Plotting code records
○ ○ ○ ○ ○
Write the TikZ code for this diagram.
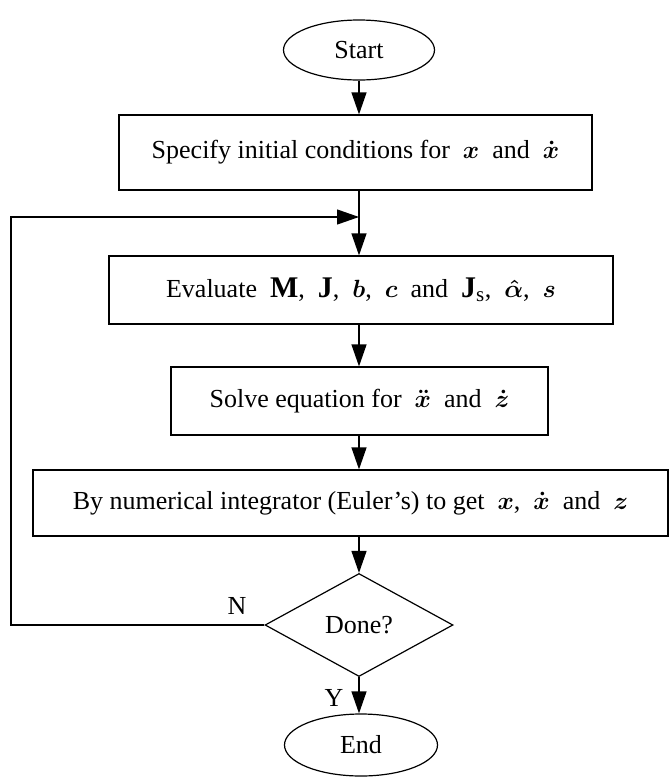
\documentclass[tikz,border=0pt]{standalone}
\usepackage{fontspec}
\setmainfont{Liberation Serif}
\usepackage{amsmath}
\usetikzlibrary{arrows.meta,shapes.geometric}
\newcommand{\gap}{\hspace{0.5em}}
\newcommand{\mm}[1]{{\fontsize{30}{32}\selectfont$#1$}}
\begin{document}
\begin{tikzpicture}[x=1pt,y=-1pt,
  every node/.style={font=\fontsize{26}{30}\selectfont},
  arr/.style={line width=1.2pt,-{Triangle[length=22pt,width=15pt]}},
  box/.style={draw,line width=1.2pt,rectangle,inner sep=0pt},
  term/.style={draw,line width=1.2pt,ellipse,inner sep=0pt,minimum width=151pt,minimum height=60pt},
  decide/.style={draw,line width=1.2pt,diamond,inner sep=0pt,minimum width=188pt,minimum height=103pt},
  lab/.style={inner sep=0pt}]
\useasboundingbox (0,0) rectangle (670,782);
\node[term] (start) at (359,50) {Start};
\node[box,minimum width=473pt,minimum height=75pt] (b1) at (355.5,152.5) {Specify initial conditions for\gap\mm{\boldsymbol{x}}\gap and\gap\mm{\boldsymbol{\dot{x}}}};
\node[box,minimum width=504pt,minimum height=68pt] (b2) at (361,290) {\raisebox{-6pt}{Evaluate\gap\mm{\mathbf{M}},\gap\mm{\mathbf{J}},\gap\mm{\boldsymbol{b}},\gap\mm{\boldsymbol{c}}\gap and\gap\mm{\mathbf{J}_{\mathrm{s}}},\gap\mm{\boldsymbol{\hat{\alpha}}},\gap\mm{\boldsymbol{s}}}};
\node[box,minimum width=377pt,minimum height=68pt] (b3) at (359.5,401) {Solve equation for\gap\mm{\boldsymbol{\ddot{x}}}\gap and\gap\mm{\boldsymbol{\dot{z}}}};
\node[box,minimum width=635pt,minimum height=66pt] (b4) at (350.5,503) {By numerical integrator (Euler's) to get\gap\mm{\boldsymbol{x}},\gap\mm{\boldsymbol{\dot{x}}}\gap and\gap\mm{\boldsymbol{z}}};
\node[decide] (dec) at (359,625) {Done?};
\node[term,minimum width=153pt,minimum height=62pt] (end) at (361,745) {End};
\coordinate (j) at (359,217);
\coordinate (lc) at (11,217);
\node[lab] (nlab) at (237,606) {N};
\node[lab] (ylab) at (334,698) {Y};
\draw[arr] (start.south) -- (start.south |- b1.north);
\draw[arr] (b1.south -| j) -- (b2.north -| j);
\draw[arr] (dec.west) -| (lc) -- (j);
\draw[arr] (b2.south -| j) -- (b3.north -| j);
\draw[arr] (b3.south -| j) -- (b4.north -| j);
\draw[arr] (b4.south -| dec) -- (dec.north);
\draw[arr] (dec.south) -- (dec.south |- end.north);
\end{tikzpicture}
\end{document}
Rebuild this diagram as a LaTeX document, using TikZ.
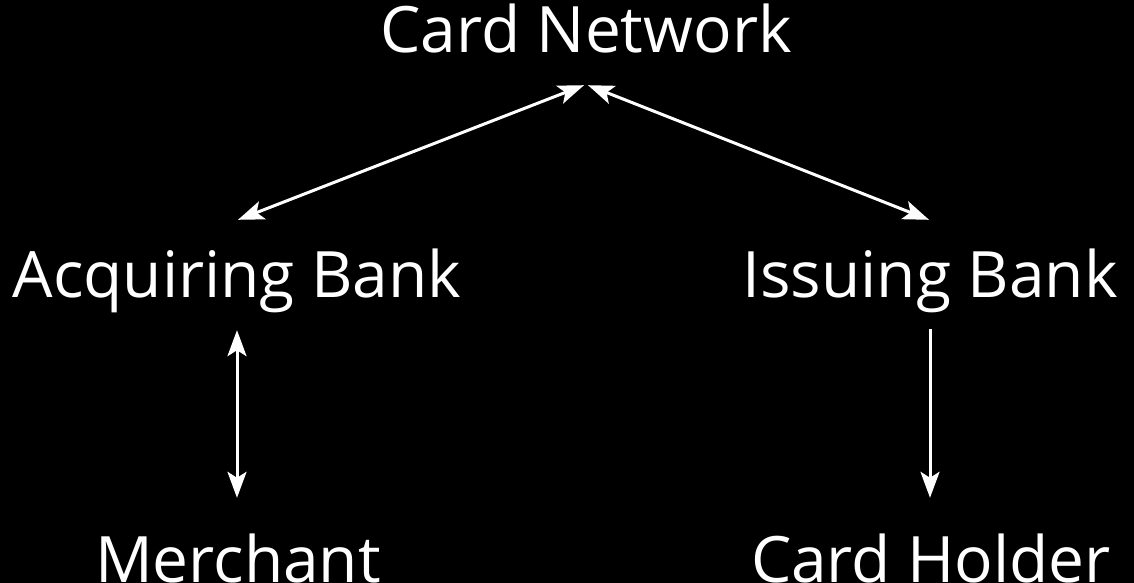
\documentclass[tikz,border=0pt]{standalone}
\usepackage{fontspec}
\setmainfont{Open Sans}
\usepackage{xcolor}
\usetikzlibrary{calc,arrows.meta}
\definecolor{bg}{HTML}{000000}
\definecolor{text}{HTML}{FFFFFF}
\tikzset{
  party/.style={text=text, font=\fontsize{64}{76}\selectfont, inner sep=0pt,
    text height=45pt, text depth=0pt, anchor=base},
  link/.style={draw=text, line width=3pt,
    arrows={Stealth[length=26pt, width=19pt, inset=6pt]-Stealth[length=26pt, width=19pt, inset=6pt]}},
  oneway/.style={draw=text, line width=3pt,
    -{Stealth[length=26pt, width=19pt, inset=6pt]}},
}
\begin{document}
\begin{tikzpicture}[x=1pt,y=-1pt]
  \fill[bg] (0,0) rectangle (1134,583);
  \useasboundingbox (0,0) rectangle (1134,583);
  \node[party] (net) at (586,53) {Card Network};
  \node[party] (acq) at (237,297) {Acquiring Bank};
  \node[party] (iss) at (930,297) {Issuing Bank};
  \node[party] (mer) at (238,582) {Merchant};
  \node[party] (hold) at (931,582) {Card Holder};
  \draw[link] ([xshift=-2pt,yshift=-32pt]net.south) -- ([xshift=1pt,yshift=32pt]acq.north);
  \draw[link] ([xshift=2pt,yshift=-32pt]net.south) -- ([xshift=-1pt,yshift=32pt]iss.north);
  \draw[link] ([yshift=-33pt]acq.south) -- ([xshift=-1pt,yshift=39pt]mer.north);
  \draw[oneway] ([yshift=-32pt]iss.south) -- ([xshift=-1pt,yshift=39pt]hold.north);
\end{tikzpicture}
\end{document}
○ ○ ○ ○ ○
• _SHORT PROBLEM_: All lines from the one containing "Rebuild this diagram" through the end of the entries, both ends included, should be written out exactly, with no pictures.

• _OUTPUT_:
Rebuild this diagram as a LaTeX document, using TikZ.
\documentclass[tikz,border=0pt]{standalone}
\usepackage{fontspec}
\setmainfont{Open Sans}
\usepackage{xcolor}
\usetikzlibrary{calc,arrows.meta}
\definecolor{bg}{HTML}{000000}
\definecolor{text}{HTML}{FFFFFF}
\tikzset{
  party/.style={text=text, font=\fontsize{64}{76}\selectfont, inner sep=0pt,
    text height=45pt, text depth=0pt, anchor=base},
  link/.style={draw=text, line width=3pt,
    arrows={Stealth[length=26pt, width=19pt, inset=6pt]-Stealth[length=26pt, width=19pt, inset=6pt]}},
  oneway/.style={draw=text, line width=3pt,
    -{Stealth[length=26pt, width=19pt, inset=6pt]}},
}
\begin{document}
\begin{tikzpicture}[x=1pt,y=-1pt]
  \fill[bg] (0,0) rectangle (1134,583);
  \useasboundingbox (0,0) rectangle (1134,583);
  \node[party] (net) at (586,53) {Card Network};
  \node[party] (acq) at (237,297) {Acquiring Bank};
  \node[party] (iss) at (930,297) {Issuing Bank};
  \node[party] (mer) at (238,582) {Merchant};
  \node[party] (hold) at (931,582) {Card Holder};
  \draw[link] ([xshift=-2pt,yshift=-32pt]net.south) -- ([xshift=1pt,yshift=32pt]acq.north);
  \draw[link] ([xshift=2pt,yshift=-32pt]net.south) -- ([xshift=-1pt,yshift=32pt]iss.north);
  \draw[link] ([yshift=-33pt]acq.south) -- ([xshift=-1pt,yshift=39pt]mer.north);
  \draw[oneway] ([yshift=-32pt]iss.south) -- ([xshift=-1pt,yshift=39pt]hold.north);
\end{tikzpicture}
\end{document}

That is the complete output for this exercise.